As seen in many prior studies, the overall mortality on dialysis came in lower for black than for white patients at 57.1 percent versus 63.5 percent (P<0.001), Dorry L. Segev, MD, PhD, of Johns Hopkins, and colleagues found.

 

However, black 18- to 30-year olds were nearly twice as likely to die on dialysis as white patients of the same age (27.6 percent versus 14.2 percent, adjusted hazard ratio 1.93, P<0.001).

 

That higher risk for black patients remained through age 50, after which the trend switched to a survival advantage, the researchers reported in the August issue of the Journal of the American Medical Association.

 

Younger patients may fundamentally differ in comorbidities, underlying disease biology, and socioeconomic status — all factors that influence outcomes, the researchers noted.
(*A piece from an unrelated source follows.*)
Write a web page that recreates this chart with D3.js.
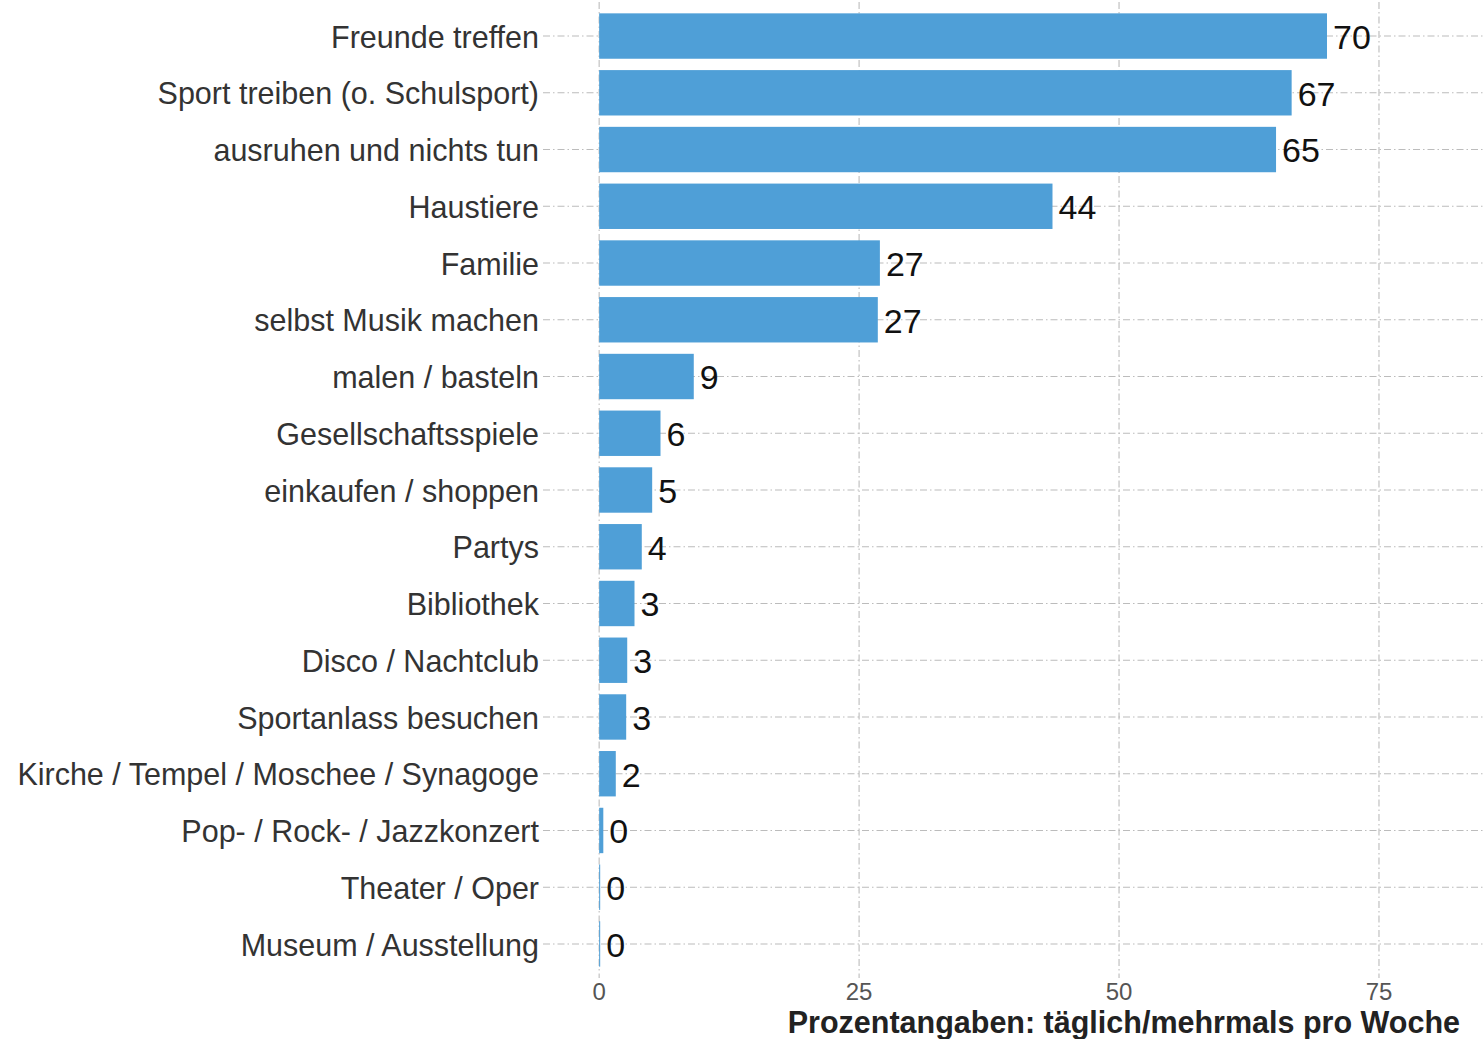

Even the survival advantage for blacks on dialysis overall is a conundrum, although replicated in study after study, they pointed out.

 

Racial disparities in quality of care and access to it have been well documented, with black patients less likely to receive an adequate dialysis dose or a fistula, achieve target hemoglobin levels, or receive kidney transplantation.

 

Worse, the perception of better survival on dialysis for black patients “seems to have affected clinical decision making and engendered complacency about the low rates of transplantation among black patients,” Segev and colleagues wrote.

 

Since Medicare may blunt some of the disparities in care for seniors — who dominate the dialysis ranks — Segev’s group stratified by age in analyzing the United States Renal Data System.

 

This national registry of all end-stage renal disease patients included 407,140 patients who identified themselves a black or African American and 922,867 who identified as white or Caucasian on CMS forms.

 

Black patients in the registry were less likely to get kidney transplants (9.1 percent versus 12.4 percent of white patients overall), particularly in the youngest, 18-to-30 age group (31.9 percent versus 54.9 percent).

 

The researchers dug into potential explanations for the disparity in survival for the 18- to 30-year-olds, which was greater than that in any other age group.

 

They found that black 18- to 30-year-olds on dialysis were:

 

  • Less likely to have private insurance
  • More likely to have Medicaid or no insurance
  • More likely to have hypertension as primary cause of renal failure
  • Less likely to receive erythropoietin, “a proxy for medical care during chronic kidney disease progression”

 

The researchers cautioned that their analysis included only patients who survived long enough to develop end-stage renal disease and didn’t include details on comorbidities, such as severity.

 

“Black patients with chronic kidney disease die at a higher rate than their white counterparts, possibly causing a survivor bias in which the black patients who survive to end-stage renal disease are healthier than white patients who survive to end-stage renal disease,” they wrote in the paper.

 

The study was supported by a grant from the National Institute of Diabetes and Digestive and Kidney Diseases and by an award cofunded by the National Institute on Aging and the American Federation for Aging Research.